((

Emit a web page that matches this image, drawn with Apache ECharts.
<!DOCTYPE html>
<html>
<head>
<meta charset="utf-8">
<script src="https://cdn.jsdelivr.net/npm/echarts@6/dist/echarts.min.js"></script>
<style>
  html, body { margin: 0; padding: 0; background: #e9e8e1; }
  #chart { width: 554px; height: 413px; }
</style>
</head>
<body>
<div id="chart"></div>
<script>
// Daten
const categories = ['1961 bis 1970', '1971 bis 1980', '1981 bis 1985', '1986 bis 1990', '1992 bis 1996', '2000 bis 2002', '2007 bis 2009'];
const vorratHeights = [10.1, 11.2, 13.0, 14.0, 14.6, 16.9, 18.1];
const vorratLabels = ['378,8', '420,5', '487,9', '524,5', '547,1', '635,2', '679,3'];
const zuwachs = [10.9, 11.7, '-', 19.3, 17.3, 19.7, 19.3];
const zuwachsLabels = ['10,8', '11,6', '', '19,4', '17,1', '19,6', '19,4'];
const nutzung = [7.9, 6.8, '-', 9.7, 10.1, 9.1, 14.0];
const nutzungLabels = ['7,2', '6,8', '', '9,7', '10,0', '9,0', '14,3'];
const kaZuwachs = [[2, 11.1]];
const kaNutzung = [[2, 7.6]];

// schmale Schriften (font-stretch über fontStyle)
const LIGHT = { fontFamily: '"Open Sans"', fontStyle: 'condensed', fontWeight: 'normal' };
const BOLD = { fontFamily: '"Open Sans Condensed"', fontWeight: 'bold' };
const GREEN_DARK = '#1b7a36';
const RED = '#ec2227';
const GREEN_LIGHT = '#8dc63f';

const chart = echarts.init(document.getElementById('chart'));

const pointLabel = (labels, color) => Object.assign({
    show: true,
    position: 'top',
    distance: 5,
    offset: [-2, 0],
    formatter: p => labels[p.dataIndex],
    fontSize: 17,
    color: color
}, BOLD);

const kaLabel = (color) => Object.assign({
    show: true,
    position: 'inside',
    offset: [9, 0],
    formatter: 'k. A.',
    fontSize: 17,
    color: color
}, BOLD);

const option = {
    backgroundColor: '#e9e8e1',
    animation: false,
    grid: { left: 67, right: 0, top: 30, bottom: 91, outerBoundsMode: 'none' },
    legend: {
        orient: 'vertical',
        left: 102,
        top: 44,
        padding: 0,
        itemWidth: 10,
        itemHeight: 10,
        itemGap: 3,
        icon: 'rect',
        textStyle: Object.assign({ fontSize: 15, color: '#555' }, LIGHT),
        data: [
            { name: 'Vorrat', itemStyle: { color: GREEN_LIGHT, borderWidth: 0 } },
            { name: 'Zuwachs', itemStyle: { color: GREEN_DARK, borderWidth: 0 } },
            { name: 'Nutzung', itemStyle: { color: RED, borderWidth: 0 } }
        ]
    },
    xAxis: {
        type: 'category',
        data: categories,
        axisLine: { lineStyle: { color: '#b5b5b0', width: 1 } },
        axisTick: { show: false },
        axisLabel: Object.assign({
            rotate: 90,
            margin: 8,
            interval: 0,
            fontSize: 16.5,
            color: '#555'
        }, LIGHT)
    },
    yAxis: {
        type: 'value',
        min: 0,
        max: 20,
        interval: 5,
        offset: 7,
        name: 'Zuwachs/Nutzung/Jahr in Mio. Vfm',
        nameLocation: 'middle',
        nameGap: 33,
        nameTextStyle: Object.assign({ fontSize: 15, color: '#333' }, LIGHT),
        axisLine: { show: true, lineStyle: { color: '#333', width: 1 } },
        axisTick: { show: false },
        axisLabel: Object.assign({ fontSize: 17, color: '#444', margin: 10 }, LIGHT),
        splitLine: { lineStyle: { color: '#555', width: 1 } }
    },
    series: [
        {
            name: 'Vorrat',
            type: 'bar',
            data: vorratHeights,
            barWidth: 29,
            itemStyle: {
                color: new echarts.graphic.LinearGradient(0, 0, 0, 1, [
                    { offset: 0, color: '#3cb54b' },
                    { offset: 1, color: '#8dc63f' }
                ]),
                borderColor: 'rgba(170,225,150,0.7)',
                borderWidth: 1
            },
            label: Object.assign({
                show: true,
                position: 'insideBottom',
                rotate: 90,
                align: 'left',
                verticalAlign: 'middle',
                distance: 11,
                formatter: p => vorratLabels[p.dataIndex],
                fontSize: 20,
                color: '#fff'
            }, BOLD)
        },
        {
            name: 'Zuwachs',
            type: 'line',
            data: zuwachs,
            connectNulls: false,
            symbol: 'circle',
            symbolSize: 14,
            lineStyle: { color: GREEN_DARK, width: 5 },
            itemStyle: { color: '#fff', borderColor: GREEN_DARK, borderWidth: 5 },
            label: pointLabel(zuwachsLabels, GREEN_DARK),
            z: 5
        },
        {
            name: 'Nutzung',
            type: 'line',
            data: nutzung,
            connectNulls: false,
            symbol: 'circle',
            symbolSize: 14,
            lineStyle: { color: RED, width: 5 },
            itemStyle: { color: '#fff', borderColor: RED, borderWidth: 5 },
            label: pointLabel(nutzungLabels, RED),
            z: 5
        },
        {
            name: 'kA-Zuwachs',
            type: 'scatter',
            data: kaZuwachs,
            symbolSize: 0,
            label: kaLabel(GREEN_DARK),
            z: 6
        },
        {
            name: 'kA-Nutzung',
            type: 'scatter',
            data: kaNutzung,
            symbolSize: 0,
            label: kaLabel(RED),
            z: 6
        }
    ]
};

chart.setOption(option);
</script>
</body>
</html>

))

WHAT NEEDS TO BE DONE: Repeat, word for word, the lines from the opening of the material through the line containing "const kaNutzung = [[2, 7.6]];".

FINAL RESULT:
Emit a web page that matches this image, drawn with Apache ECharts.
<!DOCTYPE html>
<html>
<head>
<meta charset="utf-8">
<script src="https://cdn.jsdelivr.net/npm/echarts@6/dist/echarts.min.js"></script>
<style>
  html, body { margin: 0; padding: 0; background: #e9e8e1; }
  #chart { width: 554px; height: 413px; }
</style>
</head>
<body>
<div id="chart"></div>
<script>
// Daten
const categories = ['1961 bis 1970', '1971 bis 1980', '1981 bis 1985', '1986 bis 1990', '1992 bis 1996', '2000 bis 2002', '2007 bis 2009'];
const vorratHeights = [10.1, 11.2, 13.0, 14.0, 14.6, 16.9, 18.1];
const vorratLabels = ['378,8', '420,5', '487,9', '524,5', '547,1', '635,2', '679,3'];
const zuwachs = [10.9, 11.7, '-', 19.3, 17.3, 19.7, 19.3];
const zuwachsLabels = ['10,8', '11,6', '', '19,4', '17,1', '19,6', '19,4'];
const nutzung = [7.9, 6.8, '-', 9.7, 10.1, 9.1, 14.0];
const nutzungLabels = ['7,2', '6,8', '', '9,7', '10,0', '9,0', '14,3'];
const kaZuwachs = [[2, 11.1]];
const kaNutzung = [[2, 7.6]];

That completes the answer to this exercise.